NIGHT VIPER war dann die am wenigstens doomige Band des Tages und übernahm dann so in etwa die Rolle die CASTLE gestern innehatte, nämlich den Leuten mit relativ straightem Heavy Metal/-Rock nochmal ordentlich Beine zu machen zu später Stunde.

Diese Aufgabe gelang mit Bravour, und der relativ urtümliche Metal irgendwo in der Schnittmenge von von frühen Maiden, jungem Bay-Area-Thrash und klassischem 70er Hard-Rock brachte die doch schon leicht angeschlagene Menge nochmal dazu alles zu geben, inklusive hier glücklicherweise relativ selten vorkommendem Crowdsurfing. Besonders beeindruckt hat mich die Gesangsleistung, die ziemlich klar und kraftvoll war, weniger beeindruckend waren die stellenweise etwas arg langen und dudeligen Soli. Insgesamt aber eine Band, die live einfach Spaß macht.
[Nezyrael]

Einer der Vorteile von DOPETHRONE ist wohl das sie keine eigene Nebelmaschine benötigen.

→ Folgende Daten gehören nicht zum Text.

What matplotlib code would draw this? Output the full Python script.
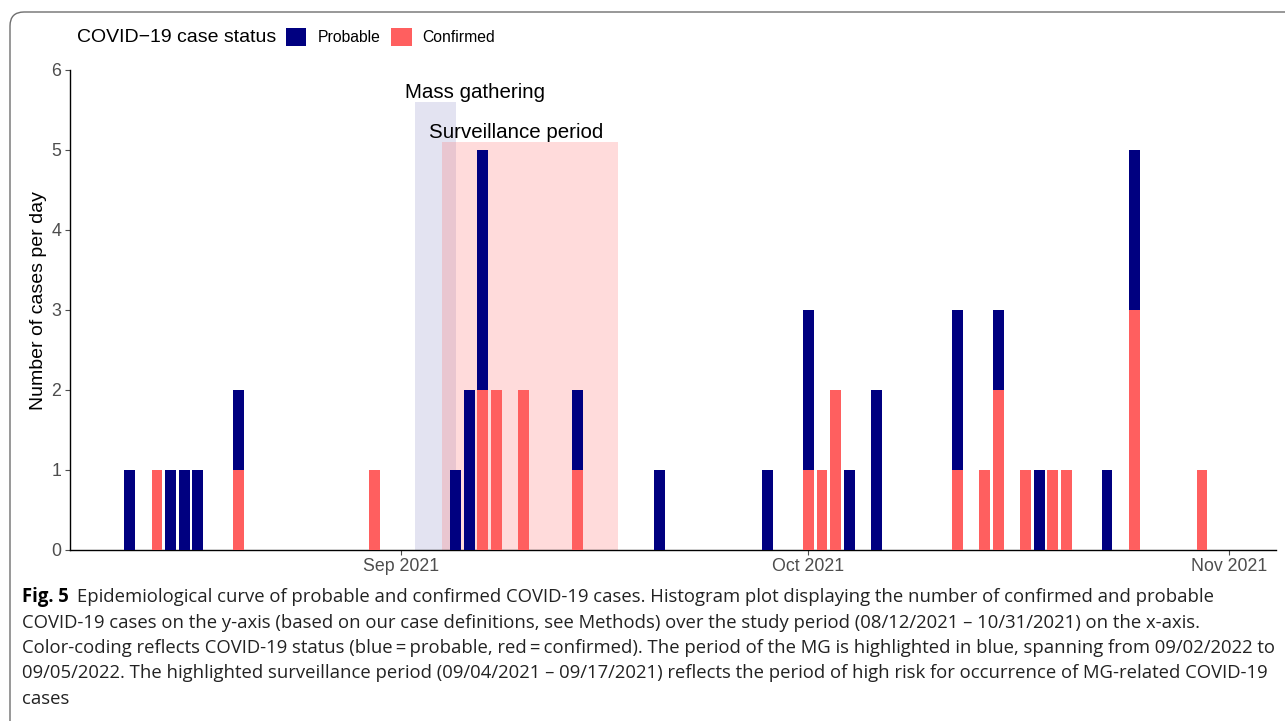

Leicht schwankend, glasiger Blick und mit kochendem Publikum vor den Gitarren feuern die Kanadier heftigen, extrem groovigen Stoner Doom auf die Menge, die nach der zuvor atmosphärischen Euphorie jetzt vollkommen den Halt verliert und die Reihen vor Bewegung wabern. Gerade die ersten Ränge feiern ausgelassen die vollkommene Ungezwungenheit der Band welche sichtlichen Spaß am Geschehen empfindet und sich ein bisschen blödsinniges Geplapper zwischen den Songs nicht nehmen lässt; "Heroin, don't do it, hasn't got a lotta vitamins, you know". Man lernt doch auf jedem Konzert etwas neues. Jedenfalls ist diese Runde ein absoluter Höhepunkt des gesamten Festivals und lässt alle Beteiligten auch morgens um zwei nochmal zu Höchsttouren auflaufen. Wenn die Stagediver zum zehnten mal noch um die Köpfe kreisen, war das selten ein schlechtes Zeichen. Einzig die vollkommen sinnfreie Zugabe knapp zehn Minuten nach Ende der Show hätten sich die Potheads verkneifen können, da die meisten sich schon zur nächsten Theke oder nach Hause begeben hatten. Gerade mit 'Ain't no Sunshine' wäre es schön gewesen auf starker Note aufzuhören. Wir wollen großzügig darüber hinwegsehen, schließlich waren sie ja nicht zurechnungsfähig.